* [Short exercise] Retype only what runs from the first line of the listing to the line holding "const panelIntervals = [5, 10, 5];", both included. Do not retype the pictures.

* [Data lines]
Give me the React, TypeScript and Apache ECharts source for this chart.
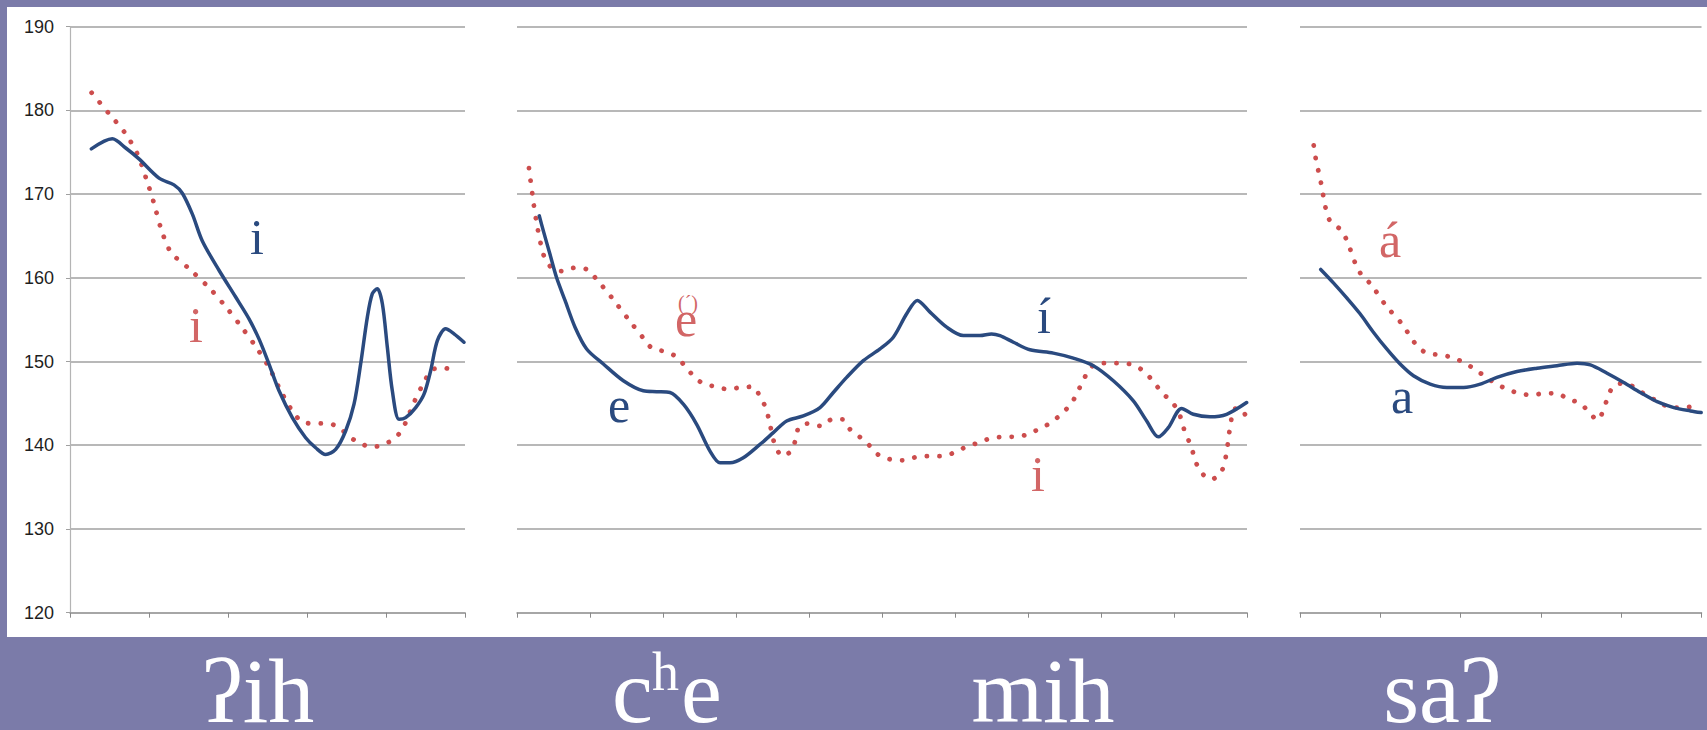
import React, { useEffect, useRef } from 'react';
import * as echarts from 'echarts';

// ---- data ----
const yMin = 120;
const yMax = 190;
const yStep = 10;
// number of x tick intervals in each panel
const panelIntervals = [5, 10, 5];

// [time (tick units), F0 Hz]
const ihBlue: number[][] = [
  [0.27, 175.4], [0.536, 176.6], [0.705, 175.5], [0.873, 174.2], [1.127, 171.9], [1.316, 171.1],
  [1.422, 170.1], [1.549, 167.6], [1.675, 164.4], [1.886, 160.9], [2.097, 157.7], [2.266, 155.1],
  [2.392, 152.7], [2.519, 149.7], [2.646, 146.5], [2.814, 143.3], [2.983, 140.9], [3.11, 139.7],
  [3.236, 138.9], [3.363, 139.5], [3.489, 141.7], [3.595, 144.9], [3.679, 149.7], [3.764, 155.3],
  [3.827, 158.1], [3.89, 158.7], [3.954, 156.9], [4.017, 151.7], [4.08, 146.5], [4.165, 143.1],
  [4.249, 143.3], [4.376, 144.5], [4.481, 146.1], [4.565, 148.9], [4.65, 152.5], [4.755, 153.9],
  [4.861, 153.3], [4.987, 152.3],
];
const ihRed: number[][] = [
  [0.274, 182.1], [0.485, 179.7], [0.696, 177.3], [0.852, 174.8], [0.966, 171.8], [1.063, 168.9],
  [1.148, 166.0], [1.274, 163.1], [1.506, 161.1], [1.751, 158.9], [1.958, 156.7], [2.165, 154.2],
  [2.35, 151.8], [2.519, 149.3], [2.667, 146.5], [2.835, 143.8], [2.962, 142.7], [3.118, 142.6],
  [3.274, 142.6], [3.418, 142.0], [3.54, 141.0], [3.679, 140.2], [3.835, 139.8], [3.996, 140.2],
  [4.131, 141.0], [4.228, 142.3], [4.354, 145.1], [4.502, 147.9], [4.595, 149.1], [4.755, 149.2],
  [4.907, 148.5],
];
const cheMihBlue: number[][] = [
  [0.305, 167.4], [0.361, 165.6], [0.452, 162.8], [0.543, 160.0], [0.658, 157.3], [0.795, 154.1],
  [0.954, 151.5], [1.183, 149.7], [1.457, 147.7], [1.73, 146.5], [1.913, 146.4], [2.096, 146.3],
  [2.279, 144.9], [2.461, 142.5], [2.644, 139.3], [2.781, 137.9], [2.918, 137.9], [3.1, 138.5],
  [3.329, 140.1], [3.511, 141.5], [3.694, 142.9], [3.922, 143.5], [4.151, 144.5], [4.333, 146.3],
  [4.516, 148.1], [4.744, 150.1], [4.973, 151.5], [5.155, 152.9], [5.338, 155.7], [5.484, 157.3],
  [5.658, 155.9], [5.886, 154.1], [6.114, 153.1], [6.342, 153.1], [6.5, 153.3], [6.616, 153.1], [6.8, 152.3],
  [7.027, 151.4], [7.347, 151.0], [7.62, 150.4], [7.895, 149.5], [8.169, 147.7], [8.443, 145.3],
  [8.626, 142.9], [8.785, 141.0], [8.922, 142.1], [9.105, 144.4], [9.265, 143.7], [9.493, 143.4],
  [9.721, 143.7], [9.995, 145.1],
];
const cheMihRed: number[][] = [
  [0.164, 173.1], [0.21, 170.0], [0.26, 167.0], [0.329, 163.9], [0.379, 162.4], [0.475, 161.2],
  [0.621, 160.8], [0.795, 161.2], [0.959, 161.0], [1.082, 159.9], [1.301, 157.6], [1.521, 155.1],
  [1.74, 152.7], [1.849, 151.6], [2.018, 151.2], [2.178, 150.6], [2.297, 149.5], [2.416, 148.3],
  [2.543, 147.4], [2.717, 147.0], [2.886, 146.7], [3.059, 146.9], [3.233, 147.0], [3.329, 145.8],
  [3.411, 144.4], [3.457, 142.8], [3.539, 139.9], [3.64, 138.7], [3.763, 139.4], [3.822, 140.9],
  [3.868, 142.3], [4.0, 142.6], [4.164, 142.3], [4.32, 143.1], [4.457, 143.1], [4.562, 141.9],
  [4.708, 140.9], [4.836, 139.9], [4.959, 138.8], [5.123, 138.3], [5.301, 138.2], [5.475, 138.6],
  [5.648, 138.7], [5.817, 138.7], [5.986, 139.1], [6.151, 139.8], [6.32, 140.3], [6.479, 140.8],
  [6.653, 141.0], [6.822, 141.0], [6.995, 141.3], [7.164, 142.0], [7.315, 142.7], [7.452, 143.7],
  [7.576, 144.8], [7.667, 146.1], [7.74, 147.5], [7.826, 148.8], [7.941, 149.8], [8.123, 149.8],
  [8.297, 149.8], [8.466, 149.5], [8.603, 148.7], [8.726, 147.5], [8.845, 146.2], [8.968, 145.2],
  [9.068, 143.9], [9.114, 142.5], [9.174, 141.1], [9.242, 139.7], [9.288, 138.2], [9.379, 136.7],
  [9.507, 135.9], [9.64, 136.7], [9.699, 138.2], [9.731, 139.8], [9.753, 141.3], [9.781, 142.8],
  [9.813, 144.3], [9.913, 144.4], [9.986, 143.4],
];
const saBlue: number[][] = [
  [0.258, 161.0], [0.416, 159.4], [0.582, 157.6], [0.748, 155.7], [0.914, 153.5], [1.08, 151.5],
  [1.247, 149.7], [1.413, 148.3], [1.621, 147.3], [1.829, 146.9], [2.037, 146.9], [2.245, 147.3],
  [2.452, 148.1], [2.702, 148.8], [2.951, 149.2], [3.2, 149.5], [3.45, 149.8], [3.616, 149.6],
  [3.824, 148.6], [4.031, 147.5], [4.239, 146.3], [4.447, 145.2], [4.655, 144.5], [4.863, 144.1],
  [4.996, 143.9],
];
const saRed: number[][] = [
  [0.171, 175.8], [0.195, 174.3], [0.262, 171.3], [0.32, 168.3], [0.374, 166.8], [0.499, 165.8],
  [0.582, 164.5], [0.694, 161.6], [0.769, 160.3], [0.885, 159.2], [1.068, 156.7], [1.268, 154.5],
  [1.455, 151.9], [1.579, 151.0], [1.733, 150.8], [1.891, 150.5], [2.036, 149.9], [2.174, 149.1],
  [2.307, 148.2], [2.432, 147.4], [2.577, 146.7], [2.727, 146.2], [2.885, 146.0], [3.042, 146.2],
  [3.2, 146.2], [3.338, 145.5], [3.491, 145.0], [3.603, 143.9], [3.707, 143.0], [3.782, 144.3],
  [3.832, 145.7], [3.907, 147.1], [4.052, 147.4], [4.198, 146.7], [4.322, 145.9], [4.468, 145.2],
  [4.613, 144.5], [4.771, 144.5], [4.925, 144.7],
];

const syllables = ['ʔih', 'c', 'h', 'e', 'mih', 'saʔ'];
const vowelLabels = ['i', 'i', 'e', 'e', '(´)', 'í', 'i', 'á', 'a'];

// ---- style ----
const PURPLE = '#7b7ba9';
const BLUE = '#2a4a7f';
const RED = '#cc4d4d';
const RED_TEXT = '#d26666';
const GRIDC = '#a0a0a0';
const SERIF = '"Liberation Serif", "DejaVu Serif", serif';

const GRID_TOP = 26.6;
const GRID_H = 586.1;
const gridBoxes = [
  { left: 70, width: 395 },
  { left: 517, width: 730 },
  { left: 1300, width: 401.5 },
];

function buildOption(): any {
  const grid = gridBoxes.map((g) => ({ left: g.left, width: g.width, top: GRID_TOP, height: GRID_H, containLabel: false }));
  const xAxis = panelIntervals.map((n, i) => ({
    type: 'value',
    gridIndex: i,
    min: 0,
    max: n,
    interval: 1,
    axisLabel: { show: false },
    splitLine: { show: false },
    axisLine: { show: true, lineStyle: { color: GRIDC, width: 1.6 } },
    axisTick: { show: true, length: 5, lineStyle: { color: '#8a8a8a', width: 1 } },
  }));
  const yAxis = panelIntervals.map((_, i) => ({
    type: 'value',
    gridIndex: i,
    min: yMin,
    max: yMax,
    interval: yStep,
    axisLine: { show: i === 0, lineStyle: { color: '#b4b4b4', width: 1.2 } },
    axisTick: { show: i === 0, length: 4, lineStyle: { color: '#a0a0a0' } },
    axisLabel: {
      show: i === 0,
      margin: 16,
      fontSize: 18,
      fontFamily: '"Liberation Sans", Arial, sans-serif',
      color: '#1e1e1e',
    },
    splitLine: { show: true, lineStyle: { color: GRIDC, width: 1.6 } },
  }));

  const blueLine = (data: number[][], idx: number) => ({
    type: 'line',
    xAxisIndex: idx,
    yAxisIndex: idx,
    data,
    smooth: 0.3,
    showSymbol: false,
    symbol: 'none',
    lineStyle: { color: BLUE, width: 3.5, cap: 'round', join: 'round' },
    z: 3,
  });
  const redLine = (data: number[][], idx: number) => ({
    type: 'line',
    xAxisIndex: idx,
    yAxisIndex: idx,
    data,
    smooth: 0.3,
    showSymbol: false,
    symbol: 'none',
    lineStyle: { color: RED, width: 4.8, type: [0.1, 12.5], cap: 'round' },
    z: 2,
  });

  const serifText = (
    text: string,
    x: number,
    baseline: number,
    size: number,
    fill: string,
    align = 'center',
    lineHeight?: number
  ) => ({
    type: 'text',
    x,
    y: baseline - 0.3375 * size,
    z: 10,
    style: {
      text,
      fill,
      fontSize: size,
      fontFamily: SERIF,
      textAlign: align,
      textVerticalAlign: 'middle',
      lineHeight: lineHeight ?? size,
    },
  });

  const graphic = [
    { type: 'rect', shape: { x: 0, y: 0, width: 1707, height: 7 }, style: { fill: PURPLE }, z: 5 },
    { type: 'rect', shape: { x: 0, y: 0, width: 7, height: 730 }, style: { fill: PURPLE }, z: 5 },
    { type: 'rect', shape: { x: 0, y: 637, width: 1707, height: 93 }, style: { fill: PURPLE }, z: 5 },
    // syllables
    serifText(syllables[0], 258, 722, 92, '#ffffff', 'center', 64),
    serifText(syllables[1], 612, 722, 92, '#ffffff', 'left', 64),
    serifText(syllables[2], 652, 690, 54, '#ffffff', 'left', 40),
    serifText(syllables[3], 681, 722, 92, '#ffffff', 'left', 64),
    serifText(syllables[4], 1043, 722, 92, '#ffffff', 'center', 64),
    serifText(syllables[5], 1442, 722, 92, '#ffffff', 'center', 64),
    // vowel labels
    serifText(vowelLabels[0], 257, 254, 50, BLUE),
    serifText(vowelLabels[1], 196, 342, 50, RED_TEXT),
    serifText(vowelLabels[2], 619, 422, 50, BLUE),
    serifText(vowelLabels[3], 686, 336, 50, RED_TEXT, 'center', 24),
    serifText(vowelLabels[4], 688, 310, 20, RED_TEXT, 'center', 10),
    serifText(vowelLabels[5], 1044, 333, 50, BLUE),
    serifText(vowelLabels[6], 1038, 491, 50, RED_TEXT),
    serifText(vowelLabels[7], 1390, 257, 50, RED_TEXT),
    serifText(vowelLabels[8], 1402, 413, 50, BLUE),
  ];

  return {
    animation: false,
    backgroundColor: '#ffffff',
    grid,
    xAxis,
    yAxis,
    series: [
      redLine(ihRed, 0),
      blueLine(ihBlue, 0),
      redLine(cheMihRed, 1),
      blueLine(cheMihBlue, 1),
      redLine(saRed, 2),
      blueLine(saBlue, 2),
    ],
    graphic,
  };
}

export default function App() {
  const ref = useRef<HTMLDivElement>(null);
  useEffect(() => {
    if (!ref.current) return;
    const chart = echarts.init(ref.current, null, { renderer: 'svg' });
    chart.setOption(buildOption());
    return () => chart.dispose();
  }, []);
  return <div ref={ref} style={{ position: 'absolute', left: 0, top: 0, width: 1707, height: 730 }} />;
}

* [Response]
Give me the React, TypeScript and Apache ECharts source for this chart.
import React, { useEffect, useRef } from 'react';
import * as echarts from 'echarts';

// ---- data ----
const yMin = 120;
const yMax = 190;
const yStep = 10;
// number of x tick intervals in each panel
const panelIntervals = [5, 10, 5];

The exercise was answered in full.